N Ganapathy Subramaniam, Chief Operating Officer and Executive Director, said: “The investments we made on people, upskilling efforts and select lateral hiring et al helped manage the talent turnover with minimum impact on our operations. During the quarter, we have resumed in-person meetings, and hosted several clients at our facilities. We are bringing in more of our associates back to our development centres, and it is steadily increasing at all levels. On the sustainability front, we have signed our commitment to SBTi version 5 standards during the quarter and are making steady progress towards our net zero journey with tremendous alignment to this initiative across our associates.”

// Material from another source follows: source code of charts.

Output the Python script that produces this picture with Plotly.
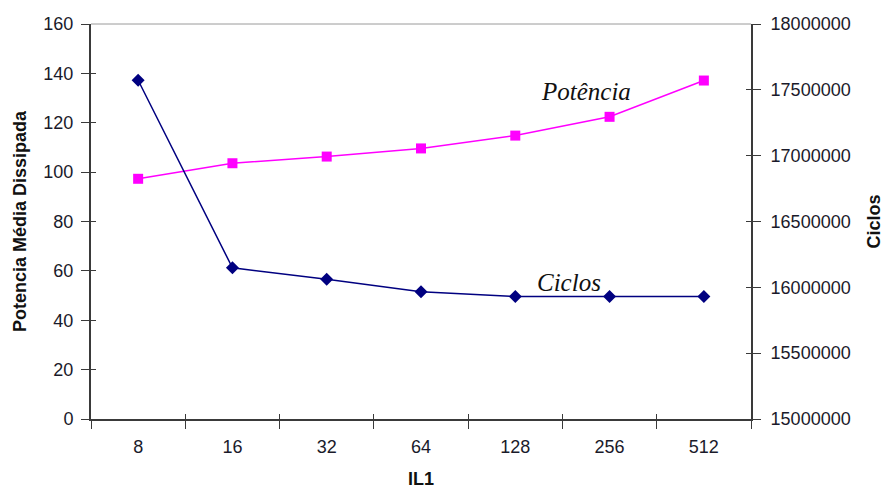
import plotly.graph_objects as go

# IL1 cache sizes (category axis)
il1_sizes = ["8", "16", "32", "64", "128", "256", "512"]
# average dissipated power (left axis)
potencia = [97.3, 103.6, 106.3, 109.6, 114.8, 122.4, 137.1]
# execution cycles (right axis)
ciclos = [17573000, 16148000, 16062000, 15966000, 15930000, 15930000, 15930000]

y_left_ticks = [0, 20, 40, 60, 80, 100, 120, 140, 160]
y_right_ticks = [15000000, 15500000, 16000000, 16500000, 17000000, 17500000, 18000000]

AXIS_COLOR = "#3a3a3a"
TEXT_COLOR = "#1a1a2a"
TICK_FONT = dict(family="Liberation Sans, Arial, sans-serif", size=18, color=TEXT_COLOR)
TITLE_FONT = dict(family="Liberation Sans, Arial, sans-serif", size=18, color="#111111")
LABEL_FONT = dict(family="Liberation Serif, Times New Roman, serif", size=25, color="#111111")

fig = go.Figure()

fig.add_trace(go.Scatter(
    x=il1_sizes, y=potencia, mode="lines+markers", name="Potência",
    line=dict(color="#FF00FF", width=1.5),
    marker=dict(symbol="square", size=10, color="#FF00FF"),
    xaxis="x", yaxis="y",
))
fig.add_trace(go.Scatter(
    x=il1_sizes, y=ciclos, mode="lines+markers", name="Ciclos",
    line=dict(color="#000080", width=1.5),
    marker=dict(symbol="diamond", size=10, color="#000080"),
    xaxis="x", yaxis="y2",
))

# invisible helpers so the inner tick marks (crossing ticks) get drawn
n = len(il1_sizes)
fig.add_trace(go.Scatter(x=[0], y=[0], mode="markers", opacity=0, showlegend=False,
                         hoverinfo="skip", xaxis="x2", yaxis="y3"))
fig.add_trace(go.Scatter(x=[0], y=[y_right_ticks[0]], mode="markers", opacity=0, showlegend=False,
                         hoverinfo="skip", xaxis="x2", yaxis="y4"))

fig.update_layout(
    width=884, height=489,
    margin=dict(l=91, r=133, t=24, b=70),
    paper_bgcolor="white", plot_bgcolor="white",
    showlegend=False,
    xaxis=dict(
        type="category", categoryorder="array", categoryarray=il1_sizes,
        range=[-0.5, n - 0.5], automargin=False,
        tickson="boundaries", ticks="outside", ticklen=8, tickwidth=1.3, tickcolor=AXIS_COLOR,
        showline=True, linecolor=AXIS_COLOR, linewidth=2,
        showgrid=False, zeroline=False,
        tickfont=TICK_FONT, ticklabelstandoff=10,
        title=dict(text="<b>IL1</b>", font=TITLE_FONT, standoff=22),
    ),
    xaxis2=dict(
        overlaying="x", range=[-0.5, n - 0.5], automargin=False,
        tickvals=[i + 0.5 for i in range(n - 1)],
        ticks="inside", ticklen=5, tickwidth=1.3, tickcolor=AXIS_COLOR,
        showticklabels=False, showgrid=False, zeroline=False, showline=False,
    ),
    yaxis=dict(
        range=[0, 160], tickvals=y_left_ticks, automargin=False,
        ticks="outside", ticklen=8, tickwidth=1.3, tickcolor=AXIS_COLOR,
        showline=True, linecolor=AXIS_COLOR, linewidth=2,
        showgrid=False, zeroline=False,
        tickfont=TICK_FONT, ticklabelstandoff=4,
        title=dict(text="<b>Potencia Média Dissipada</b>", font=TITLE_FONT, standoff=12),
    ),
    yaxis2=dict(
        overlaying="y", side="right", automargin=False,
        range=[15000000, 18000000], tickvals=y_right_ticks,
        ticktext=[str(v) for v in y_right_ticks],
        ticks="outside", ticklen=8, tickwidth=1.3, tickcolor=AXIS_COLOR,
        showline=True, linecolor=AXIS_COLOR, linewidth=2,
        showgrid=False, zeroline=False,
        tickfont=TICK_FONT, ticklabelstandoff=6,
        title=dict(text="<b>Ciclos</b>", font=TITLE_FONT, standoff=24),
    ),
    yaxis3=dict(
        overlaying="y", side="left", range=[0, 160], tickvals=y_left_ticks, automargin=False,
        ticks="inside", ticklen=5, tickwidth=1.3, tickcolor=AXIS_COLOR,
        showticklabels=False, showgrid=False, zeroline=False, showline=False,
    ),
    yaxis4=dict(
        overlaying="y", side="right", range=[15000000, 18000000], tickvals=y_right_ticks,
        automargin=False,
        ticks="inside", ticklen=5, tickwidth=1.3, tickcolor=AXIS_COLOR,
        showticklabels=False, showgrid=False, zeroline=False, showline=False,
    ),
    shapes=[
        dict(type="line", xref="paper", yref="paper", x0=0, x1=1, y0=1, y1=1,
             line=dict(color="#9a9a9a", width=1)),
    ],
    annotations=[
        dict(text="<i>Potência</i>", xref="paper", yref="paper", x=0.75, y=0.828,
             xanchor="center", yanchor="middle", showarrow=False, font=LABEL_FONT),
        dict(text="<i>Ciclos</i>", xref="paper", yref="paper", x=0.724, y=0.345,
             xanchor="center", yanchor="middle", showarrow=False, font=LABEL_FONT),
    ],
)

fig.write_html("out.html")
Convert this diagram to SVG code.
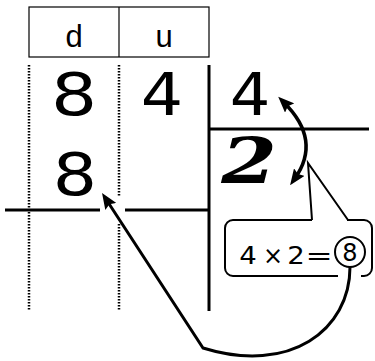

Milind Lakkad, Chief HR Officer, said: “Our investment in strategic talent development initiatives and the linking of learning to career development have energised our workforce. Following our annual compensation review, employees received salary increases of 5-8 per cent, with top performers getting even bigger hikes. Our empowering, performance-driven work culture is helping us attract local talent across all our key markets. Continued hiring momentum resulted in a milestone quarter, with the employee strength crossing the 600,000 mark.”